| SOURCE RECORDS |
● ● ● ● ● ● ●
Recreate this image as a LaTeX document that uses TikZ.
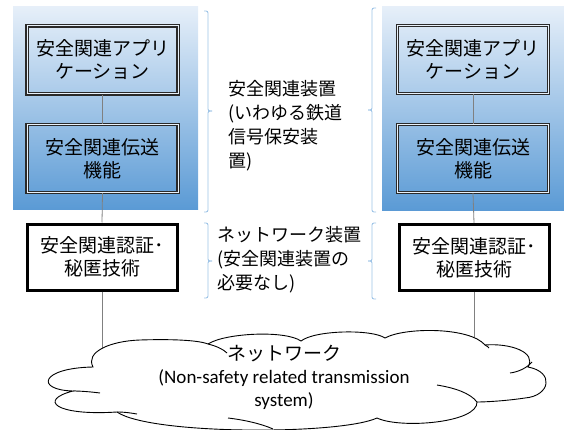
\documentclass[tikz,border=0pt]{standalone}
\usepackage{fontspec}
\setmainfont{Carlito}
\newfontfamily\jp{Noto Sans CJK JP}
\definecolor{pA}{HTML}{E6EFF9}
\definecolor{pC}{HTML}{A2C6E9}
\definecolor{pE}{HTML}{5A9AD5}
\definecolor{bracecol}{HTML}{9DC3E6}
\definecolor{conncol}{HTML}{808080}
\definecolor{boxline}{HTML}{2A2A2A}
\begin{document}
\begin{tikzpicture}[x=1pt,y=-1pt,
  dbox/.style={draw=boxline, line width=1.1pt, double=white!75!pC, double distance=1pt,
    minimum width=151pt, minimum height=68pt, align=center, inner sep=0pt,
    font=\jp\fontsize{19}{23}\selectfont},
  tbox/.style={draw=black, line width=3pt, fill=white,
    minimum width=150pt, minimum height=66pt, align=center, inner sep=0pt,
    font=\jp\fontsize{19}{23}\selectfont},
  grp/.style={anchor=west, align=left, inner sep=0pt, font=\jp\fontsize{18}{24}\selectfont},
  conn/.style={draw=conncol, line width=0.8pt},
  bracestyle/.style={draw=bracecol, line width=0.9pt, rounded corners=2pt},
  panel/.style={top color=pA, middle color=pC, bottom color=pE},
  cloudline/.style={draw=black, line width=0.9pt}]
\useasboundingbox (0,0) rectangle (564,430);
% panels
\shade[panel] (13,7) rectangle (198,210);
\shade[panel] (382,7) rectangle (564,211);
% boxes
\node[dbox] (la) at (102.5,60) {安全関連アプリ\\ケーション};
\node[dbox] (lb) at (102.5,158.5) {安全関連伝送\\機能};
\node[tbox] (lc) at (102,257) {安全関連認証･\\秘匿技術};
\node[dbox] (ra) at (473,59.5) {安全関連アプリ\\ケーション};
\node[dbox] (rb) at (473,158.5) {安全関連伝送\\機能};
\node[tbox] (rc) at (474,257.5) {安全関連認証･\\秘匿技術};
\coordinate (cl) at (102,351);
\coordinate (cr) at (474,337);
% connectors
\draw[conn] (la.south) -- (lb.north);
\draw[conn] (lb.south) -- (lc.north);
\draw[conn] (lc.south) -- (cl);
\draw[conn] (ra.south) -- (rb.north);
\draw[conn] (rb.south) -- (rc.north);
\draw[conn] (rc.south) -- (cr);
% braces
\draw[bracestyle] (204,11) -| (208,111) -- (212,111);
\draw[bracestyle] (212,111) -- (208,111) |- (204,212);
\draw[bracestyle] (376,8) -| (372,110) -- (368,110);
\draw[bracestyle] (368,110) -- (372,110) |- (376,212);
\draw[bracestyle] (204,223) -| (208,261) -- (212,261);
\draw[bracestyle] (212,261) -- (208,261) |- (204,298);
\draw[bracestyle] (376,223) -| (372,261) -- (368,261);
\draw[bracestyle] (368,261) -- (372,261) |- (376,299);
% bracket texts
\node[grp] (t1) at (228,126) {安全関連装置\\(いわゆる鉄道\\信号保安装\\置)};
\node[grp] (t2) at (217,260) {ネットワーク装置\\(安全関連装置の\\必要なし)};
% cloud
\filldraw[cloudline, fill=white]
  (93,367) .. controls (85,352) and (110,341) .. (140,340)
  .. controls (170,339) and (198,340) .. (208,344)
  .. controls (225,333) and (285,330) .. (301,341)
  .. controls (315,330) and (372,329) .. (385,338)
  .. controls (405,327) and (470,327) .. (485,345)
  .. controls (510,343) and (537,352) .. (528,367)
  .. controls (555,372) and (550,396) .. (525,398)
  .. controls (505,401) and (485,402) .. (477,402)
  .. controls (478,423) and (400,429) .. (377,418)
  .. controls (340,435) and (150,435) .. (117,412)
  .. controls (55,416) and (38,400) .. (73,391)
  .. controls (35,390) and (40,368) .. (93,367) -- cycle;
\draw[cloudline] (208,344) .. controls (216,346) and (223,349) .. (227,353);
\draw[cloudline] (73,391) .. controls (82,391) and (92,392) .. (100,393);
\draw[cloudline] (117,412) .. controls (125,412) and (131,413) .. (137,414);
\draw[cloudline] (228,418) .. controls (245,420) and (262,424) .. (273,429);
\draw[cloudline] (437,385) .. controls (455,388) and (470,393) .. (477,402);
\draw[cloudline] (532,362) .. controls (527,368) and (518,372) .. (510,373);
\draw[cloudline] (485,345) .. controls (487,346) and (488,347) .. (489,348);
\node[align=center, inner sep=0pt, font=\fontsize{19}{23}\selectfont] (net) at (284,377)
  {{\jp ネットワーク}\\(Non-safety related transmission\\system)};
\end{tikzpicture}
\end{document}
● ● ● ● ● ● ●
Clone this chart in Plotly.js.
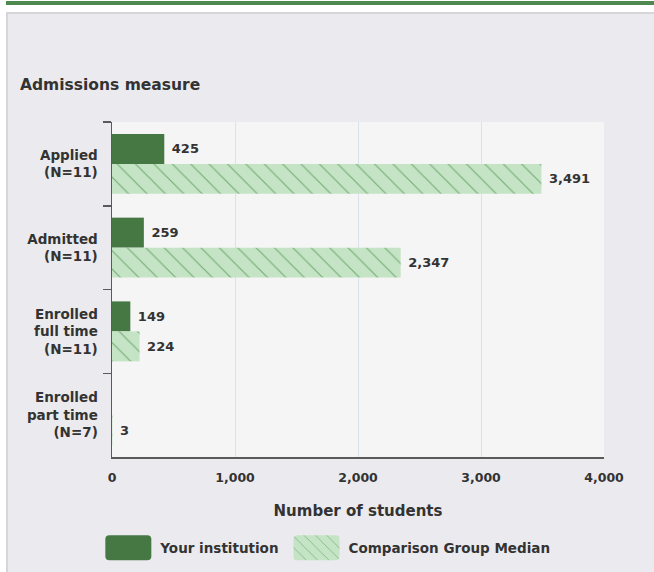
● ● ● ● ● ● ●
| GIVEN EXERCISE |
From the entries, copy out each line containing the word "this".

| FINAL RESULT |
Recreate this image as a LaTeX document that uses TikZ.
Clone this chart in Plotly.js.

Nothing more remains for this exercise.